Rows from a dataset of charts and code

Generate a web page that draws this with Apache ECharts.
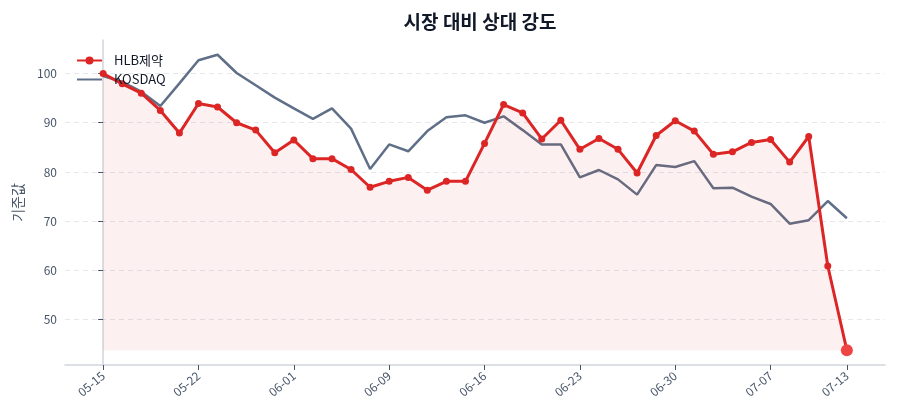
<!DOCTYPE html>
<html>
<head>
<meta charset="utf-8">
<script src="https://cdn.jsdelivr.net/npm/echarts@6/dist/echarts.min.js"></script>
<style>
  html, body { margin: 0; padding: 0; background: #fff; }
  #chart { width: 900px; height: 420px; }
</style>
</head>
<body>
<div id="chart"></div>
<script>
var dates = ['05-15','05-16','05-19','05-20','05-21','05-22','05-23','05-26','05-28','05-30',
             '06-01','06-02','06-04','06-05','06-08','06-09','06-10','06-11','06-12','06-15',
             '06-16','06-17','06-18','06-19','06-22','06-23','06-24','06-25','06-26','06-29',
             '06-30','07-01','07-02','07-03','07-06','07-07','07-08','07-09','07-10','07-13'];
var hlb = [100.0, 97.9, 96.0, 92.5, 87.9, 93.9, 93.2, 90.0, 88.5, 83.9,
           86.5, 82.7, 82.7, 80.5, 76.9, 78.1, 78.9, 76.3, 78.1, 78.1,
           85.8, 93.7, 92.0, 86.7, 90.5, 84.6, 86.8, 84.6, 79.8, 87.4,
           90.4, 88.3, 83.6, 84.1, 86.0, 86.6, 82.0, 87.2, 60.9, 43.8];
var kosdaq = [99.5, 98.3, 96.3, 93.4, 98.0, 102.7, 103.8, 100.1, 97.6, 95.1,
              92.9, 90.8, 92.9, 88.8, 80.6, 85.6, 84.2, 88.3, 91.1, 91.5,
              90.0, 91.3, 88.5, 85.6, 85.6, 78.9, 80.4, 78.5, 75.4, 81.4,
              81.0, 82.2, 76.7, 76.8, 75.0, 73.5, 69.5, 70.2, 74.1, 70.6];
var yTicks = [50, 60, 70, 80, 90, 100];
var labelIdx = [0, 5, 10, 15, 20, 25, 30, 35, 39];

var chart = echarts.init(document.getElementById('chart'));
var font = '"Noto Sans CJK KR", "Noto Sans", sans-serif';
var lastIdx = hlb.length - 1;

var hlbData = hlb.map(function (v, i) {
    if (i === lastIdx) {
        return { value: [i, v], symbolSize: 12, itemStyle: { color: '#ef4444' } };
    }
    return [i, v];
});
var kosdaqData = kosdaq.map(function (v, i) { return [i, v]; });
var minVal = Math.min.apply(null, hlb);

chart.setOption({
    animation: false,
    textStyle: { fontFamily: font },
    title: {
        text: '시장 대비 상대 강도',
        left: 475,
        textAlign: 'center',
        top: 7,
        textStyle: { fontSize: 19, fontWeight: 'bold', color: '#111827', fontFamily: font }
    },
    legend: {
        orient: 'vertical',
        left: 71,
        top: 49,
        itemWidth: 25,
        itemHeight: 10,
        itemGap: 6,
        textStyle: { fontSize: 13, color: '#111827', fontFamily: font, padding: [0, 0, 0, 7] },
        data: ['HLB제약', { name: 'KOSDAQ', itemStyle: { opacity: 0 } }]
    },
    grid: { left: 65, right: 15, top: 40, bottom: 55 },
    xAxis: {
        type: 'value',
        min: -2,
        max: 41,
        splitLine: { show: false },
        axisLine: { lineStyle: { color: '#d1d5db', width: 1.5 } },
        axisTick: { customValues: labelIdx, length: 5, lineStyle: { color: '#475569' } },
        axisLabel: {
            customValues: labelIdx,
            rotate: 40,
            fontSize: 12,
            color: '#475569',
            margin: 9,
            formatter: function (v) { return dates[Math.round(v)]; }
        }
    },
    yAxis: {
        type: 'value',
        min: 40.8,
        max: 106.8,
        name: '기준값',
        nameLocation: 'middle',
        nameGap: 40,
        nameTextStyle: { fontSize: 14, color: '#475569', fontFamily: font },
        axisLine: { show: true, lineStyle: { color: '#d1d5db', width: 1.5 } },
        axisTick: { show: true, customValues: yTicks, length: 5, lineStyle: { color: '#475569' } },
        axisLabel: { customValues: yTicks, fontSize: 12, color: '#475569' },
        splitLine: { show: true, lineStyle: { color: '#e5e7eb', type: [5, 4], width: 1 } }
    },
    series: [
        {
            name: 'HLB제약',
            type: 'line',
            data: hlbData,
            z: 3,
            symbol: 'circle',
            symbolSize: 7,
            showSymbol: true,
            lineStyle: { color: '#dc2626', width: 3 },
            itemStyle: { color: '#dc2626' },
            areaStyle: { color: 'rgba(220, 38, 38, 0.1)', origin: minVal }
        },
        {
            name: 'KOSDAQ',
            type: 'line',
            data: kosdaqData,
            z: 2,
            symbol: 'none',
            lineStyle: { color: '#5f6f87', width: 2.5 },
            itemStyle: { color: '#5f6f87' }
        }
    ]
});
</script>
</body>
</html>
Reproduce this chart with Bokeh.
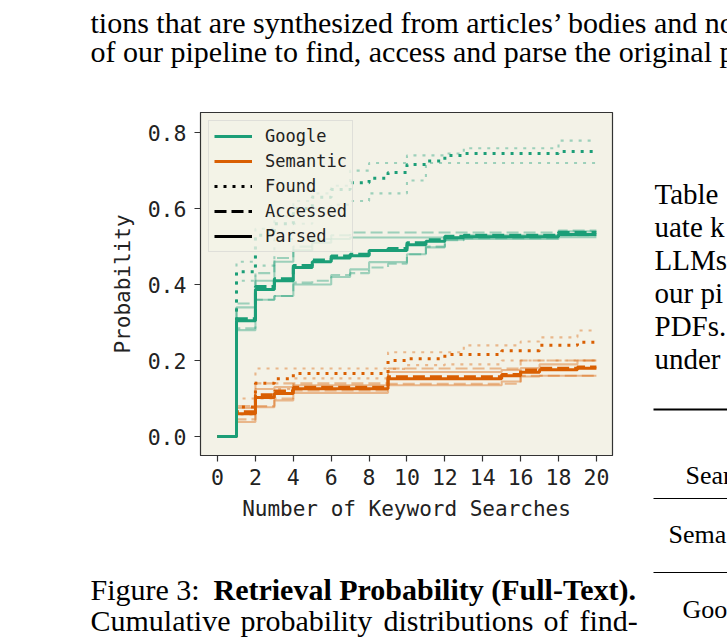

**What the exercise asks**. The records above are to be quoted exactly, with all pictures left out.

**Reply to the exercise**.
Generate a web page that draws this with Apache ECharts.
<!DOCTYPE html>
<html>
<head>
<meta charset="utf-8">
<script src="https://cdn.jsdelivr.net/npm/echarts@6/dist/echarts.min.js"></script>
<style>
  html, body { margin: 0; padding: 0; background: #fff; }
  #chart { width: 900px; height: 420px; }
</style>
</head>
<body>
<div id="chart"></div>
<script>
var dates = ['05-15','05-16','05-19','05-20','05-21','05-22','05-23','05-26','05-28','05-30',
             '06-01','06-02','06-04','06-05','06-08','06-09','06-10','06-11','06-12','06-15',
             '06-16','06-17','06-18','06-19','06-22','06-23','06-24','06-25','06-26','06-29',
             '06-30','07-01','07-02','07-03','07-06','07-07','07-08','07-09','07-10','07-13'];
var hlb = [100.0, 97.9, 96.0, 92.5, 87.9, 93.9, 93.2, 90.0, 88.5, 83.9,
           86.5, 82.7, 82.7, 80.5, 76.9, 78.1, 78.9, 76.3, 78.1, 78.1,
           85.8, 93.7, 92.0, 86.7, 90.5, 84.6, 86.8, 84.6, 79.8, 87.4,
           90.4, 88.3, 83.6, 84.1, 86.0, 86.6, 82.0, 87.2, 60.9, 43.8];
var kosdaq = [99.5, 98.3, 96.3, 93.4, 98.0, 102.7, 103.8, 100.1, 97.6, 95.1,
              92.9, 90.8, 92.9, 88.8, 80.6, 85.6, 84.2, 88.3, 91.1, 91.5,
              90.0, 91.3, 88.5, 85.6, 85.6, 78.9, 80.4, 78.5, 75.4, 81.4,
              81.0, 82.2, 76.7, 76.8, 75.0, 73.5, 69.5, 70.2, 74.1, 70.6];
var yTicks = [50, 60, 70, 80, 90, 100];
var labelIdx = [0, 5, 10, 15, 20, 25, 30, 35, 39];

var chart = echarts.init(document.getElementById('chart'));
var font = '"Noto Sans CJK KR", "Noto Sans", sans-serif';
var lastIdx = hlb.length - 1;

var hlbData = hlb.map(function (v, i) {
    if (i === lastIdx) {
        return { value: [i, v], symbolSize: 12, itemStyle: { color: '#ef4444' } };
    }
    return [i, v];
});
var kosdaqData = kosdaq.map(function (v, i) { return [i, v]; });
var minVal = Math.min.apply(null, hlb);

chart.setOption({
    animation: false,
    textStyle: { fontFamily: font },
    title: {
        text: '시장 대비 상대 강도',
        left: 475,
        textAlign: 'center',
        top: 7,
        textStyle: { fontSize: 19, fontWeight: 'bold', color: '#111827', fontFamily: font }
    },
    legend: {
        orient: 'vertical',
        left: 71,
        top: 49,
        itemWidth: 25,
        itemHeight: 10,
        itemGap: 6,
        textStyle: { fontSize: 13, color: '#111827', fontFamily: font, padding: [0, 0, 0, 7] },
        data: ['HLB제약', { name: 'KOSDAQ', itemStyle: { opacity: 0 } }]
    },
    grid: { left: 65, right: 15, top: 40, bottom: 55 },
    xAxis: {
        type: 'value',
        min: -2,
        max: 41,
        splitLine: { show: false },
        axisLine: { lineStyle: { color: '#d1d5db', width: 1.5 } },
        axisTick: { customValues: labelIdx, length: 5, lineStyle: { color: '#475569' } },
        axisLabel: {
            customValues: labelIdx,
            rotate: 40,
            fontSize: 12,
            color: '#475569',
            margin: 9,
            formatter: function (v) { return dates[Math.round(v)]; }
        }
    },
    yAxis: {
        type: 'value',
        min: 40.8,
        max: 106.8,
        name: '기준값',
        nameLocation: 'middle',
        nameGap: 40,
        nameTextStyle: { fontSize: 14, color: '#475569', fontFamily: font },
        axisLine: { show: true, lineStyle: { color: '#d1d5db', width: 1.5 } },
        axisTick: { show: true, customValues: yTicks, length: 5, lineStyle: { color: '#475569' } },
        axisLabel: { customValues: yTicks, fontSize: 12, color: '#475569' },
        splitLine: { show: true, lineStyle: { color: '#e5e7eb', type: [5, 4], width: 1 } }
    },
    series: [
        {
            name: 'HLB제약',
            type: 'line',
            data: hlbData,
            z: 3,
            symbol: 'circle',
            symbolSize: 7,
            showSymbol: true,
            lineStyle: { color: '#dc2626', width: 3 },
            itemStyle: { color: '#dc2626' },
            areaStyle: { color: 'rgba(220, 38, 38, 0.1)', origin: minVal }
        },
        {
            name: 'KOSDAQ',
            type: 'line',
            data: kosdaqData,
            z: 2,
            symbol: 'none',
            lineStyle: { color: '#5f6f87', width: 2.5 },
            itemStyle: { color: '#5f6f87' }
        }
    ]
});
</script>
</body>
</html>
Reproduce this chart with Bokeh.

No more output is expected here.